此後,姑娘們拉起簾布,替藍藍更換衣服和重新包紮。
 
我也轉身離去。
 
一步,一步。
 
回到會客室,春郎正在撕鴨腿,滿口油膩,吃得十分滋味。
 
「你老婆點?」他問,「食啲野先?」
 
我在果盤裡,順手拿起了一個紅色蘋果。
 
「出發啦。」我低頭說。
 
「咔——」咬了一口。
 
 
在日來晴施法後,一分鐘左右,地板縫隙透射出了神秘的白色光線。
 
白光一束一束地,以慢動作升上來,停留在半空。
 
不久,整個房間被布滿白光。
 
白光貼在我們的皮膚上,把我們貼成「強光白」的人形個體。
 
「兩位,一路順風。
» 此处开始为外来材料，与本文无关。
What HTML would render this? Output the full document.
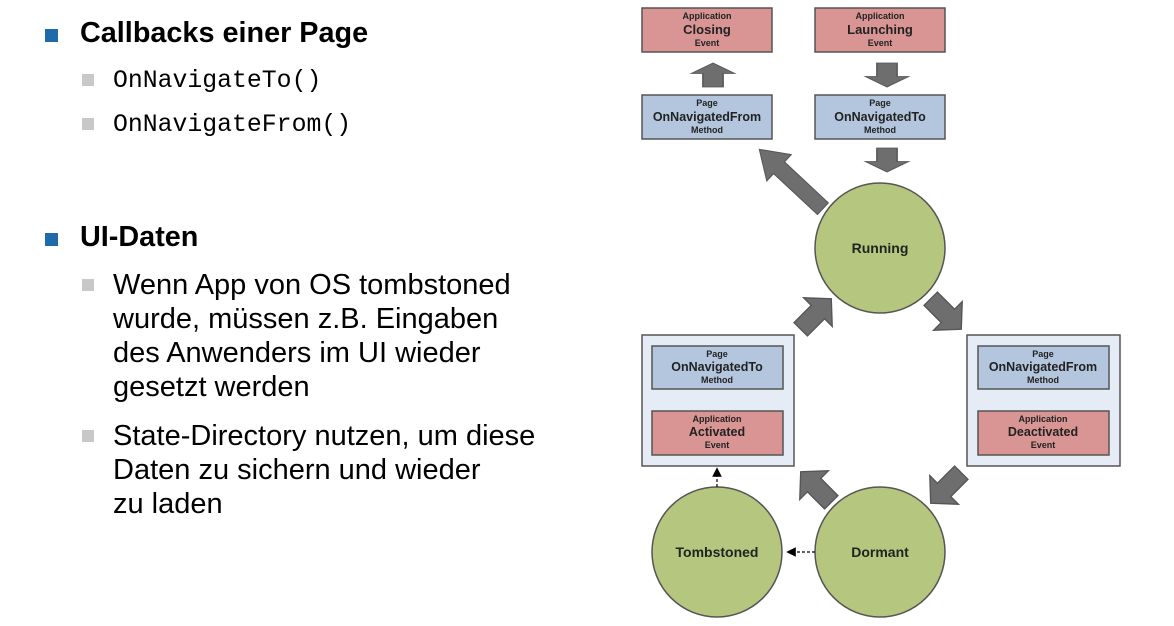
<!DOCTYPE html>
<html><head><meta charset="utf-8"><style>
body{margin:0;width:1174px;height:626px;background:#fff;overflow:hidden;position:relative;font-family:"Liberation Sans",sans-serif}
.t{position:absolute;color:#000;white-space:nowrap}
.b1{position:absolute;width:13px;height:13px;background:#1f6aa8}
.b2{position:absolute;width:12px;height:12px;background:#c8c8c8}
.h{font-weight:bold;font-size:28.8px}
.m{font-family:"Liberation Mono",monospace;font-size:24.8px}
.p{font-size:29px;line-height:34px}
</style></head><body>
<div class="b1" style="left:45px;top:29px"></div>
<div class="t h" style="left:80px;top:17px">Callbacks einer Page</div>
<div class="b2" style="left:82px;top:74px"></div>
<div class="t m" style="left:113px;top:67px">OnNavigateTo()</div>
<div class="b2" style="left:82px;top:118px"></div>
<div class="t m" style="left:113px;top:111px">OnNavigateFrom()</div>
<div class="b1" style="left:45px;top:233px"></div>
<div class="t h" style="left:80px;top:221px">UI-Daten</div>
<div class="b2" style="left:82px;top:279px"></div>
<div class="t p" style="left:113px;top:268px">Wenn App von OS tombstoned<br>wurde, müssen z.B. Eingaben<br>des Anwenders im UI wieder<br>gesetzt werden</div>
<div class="b2" style="left:82px;top:430px"></div>
<div class="t p" style="left:113px;top:419px">State-Directory nutzen, um diese<br>Daten zu sichern und wieder<br>zu laden</div>

<svg width="1174" height="626" style="position:absolute;left:0;top:0" font-family="Liberation Sans,sans-serif" font-weight="bold" text-anchor="middle">
<defs>
<polygon id="sa" points="-16,-7 2,-7 2,-15 16,0 2,15 2,7 -16,7" fill="#6e6e6e" stroke="#555" stroke-width="1"/>
<marker id="mk" markerWidth="8" markerHeight="8" refX="4" refY="4" orient="auto"><path d="M0,0 L8,4 L0,8z" fill="#000"/></marker>
</defs>
<g stroke="#555" stroke-width="1.5">
<rect x="642" y="8" width="130" height="44" fill="#d99594"/>
<rect x="815" y="8" width="130" height="44" fill="#d99594"/>
<rect x="642" y="95" width="130" height="44" fill="#b3c6de"/>
<rect x="815" y="95" width="130" height="44" fill="#b3c6de"/>
<rect x="642" y="335" width="152" height="131" fill="#e6ecf5"/>
<rect x="967" y="335" width="153" height="131" fill="#e6ecf5"/>
<rect x="652" y="346" width="131" height="43" fill="#b3c6de"/>
<rect x="652" y="411" width="131" height="44" fill="#d99594"/>
<rect x="978" y="346" width="131" height="43" fill="#b3c6de"/>
<rect x="978" y="411" width="131" height="44" fill="#d99594"/>
<circle cx="880" cy="248" r="65" fill="#b5c77e"/>
<circle cx="717" cy="552" r="65" fill="#b5c77e"/>
<circle cx="880" cy="552" r="65" fill="#b5c77e"/>
</g>
<g fill="#222">
<text x="707" y="19" font-size="9">Application</text><text x="707" y="34" font-size="13">Closing</text><text x="707" y="46" font-size="9">Event</text>
<text x="880" y="19" font-size="9">Application</text><text x="880" y="34" font-size="13">Launching</text><text x="880" y="46" font-size="9">Event</text>
<text x="707" y="106" font-size="9">Page</text><text x="707" y="121" font-size="12.5">OnNavigatedFrom</text><text x="707" y="133" font-size="9">Method</text>
<text x="880" y="106" font-size="9">Page</text><text x="880" y="121" font-size="12.5">OnNavigatedTo</text><text x="880" y="133" font-size="9">Method</text>
<text x="717" y="357" font-size="9">Page</text><text x="717" y="371" font-size="12.5">OnNavigatedTo</text><text x="717" y="383" font-size="9">Method</text>
<text x="717" y="422" font-size="9">Application</text><text x="717" y="436" font-size="12.5">Activated</text><text x="717" y="448" font-size="9">Event</text>
<text x="1043" y="357" font-size="9">Page</text><text x="1043" y="371" font-size="12.5">OnNavigatedFrom</text><text x="1043" y="383" font-size="9">Method</text>
<text x="1043" y="422" font-size="9">Application</text><text x="1043" y="436" font-size="12.5">Deactivated</text><text x="1043" y="448" font-size="9">Event</text>
<text x="880" y="253" font-size="14">Running</text>
<text x="717" y="557" font-size="14">Tombstoned</text>
<text x="880" y="557" font-size="14">Dormant</text>
</g>
<use href="#sa" transform="translate(713,75) rotate(-90) scale(0.75,1.45)"/>
<use href="#sa" transform="translate(887,75) rotate(90) scale(0.75,1.45)"/>
<use href="#sa" transform="translate(887,160) rotate(90) scale(0.75,1.45)"/>
<polygon points="-45,-8 15,-8 15,-18 42,0 15,18 15,8 -45,8" fill="#6e6e6e" stroke="#555" transform="translate(790,178) rotate(-137)"/>
<use href="#sa" transform="translate(816,314) rotate(-45) scale(1.35)"/>
<use href="#sa" transform="translate(946,314) rotate(45) scale(1.35)"/>
<use href="#sa" transform="translate(816,487) rotate(-135) scale(1.35)"/>
<use href="#sa" transform="translate(946,488) rotate(135) scale(1.35)"/>
<line x1="717" y1="487" x2="717" y2="472" stroke="#000" stroke-width="1.2" stroke-dasharray="3,2" marker-end="url(#mk)"/>
<line x1="815" y1="552" x2="791" y2="552" stroke="#000" stroke-width="1.2" stroke-dasharray="3,2" marker-end="url(#mk)"/>
</svg>
</body></html>
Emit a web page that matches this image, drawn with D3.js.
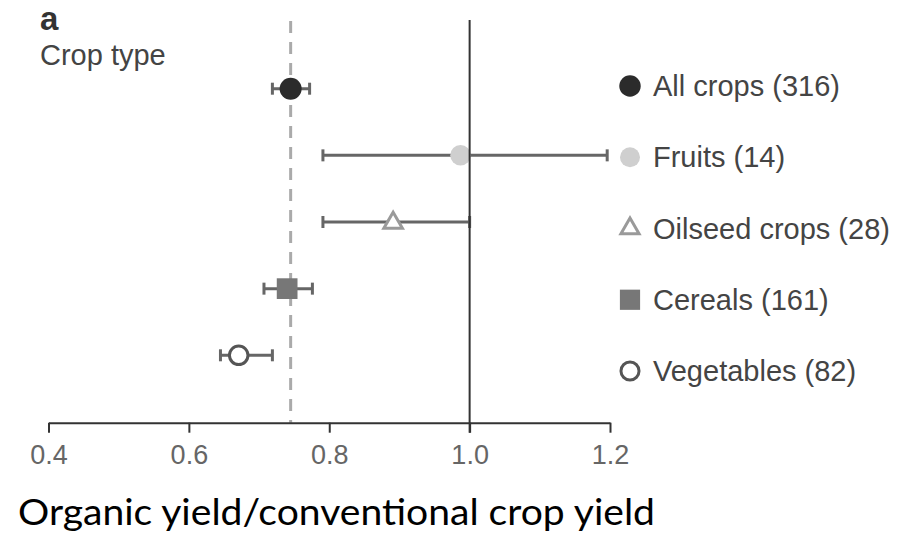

」日來晴說,左手啪一下。
 
最後一片白光,貼上我的眼睛。
 
「嗖——」瞬間下潛,我和春郎,消失在日來晴眼前。
 
過程中身體,像是被轉化成某種無法觸碰的光體。
 
一直下墜,像光一樣沒有下墜感地傳送下去。
 
「嗖——」穿界。
 
草鞋逐漸在某處成形,腳底開始有重量感,膝蓋慢慢支撐身體。
 
白光脫皮消失。
 
 
視線再度清晰,是二十秒之後。
 
最先映入眼簾,是一道廁格的門。
 
我正站在廁格內,面向著門,背後是白色坐廁。
 
「程強,你係唔係度啊?」春郎在右邊的廁格叫喚。
 
「我係度啊。」我回應一聲,拉起衣袖,左手手背的「人」字紋身正在閃爍。
 
「數三聲一齊開門。」春郎興奮地說。
 
「一、    二……」我們一起數,一同扭鎖,「咔。」
 
「三!」推門,「吱——」
 
「沙沙——沙沙——呼沙沙——」微風刮起地面的沙,從右邊刮到左邊去。
 
面前沒有鏡、沒有洗手的地方,沒有其他建築。
 
烈日當空,炎熱的沙漠,一望無際。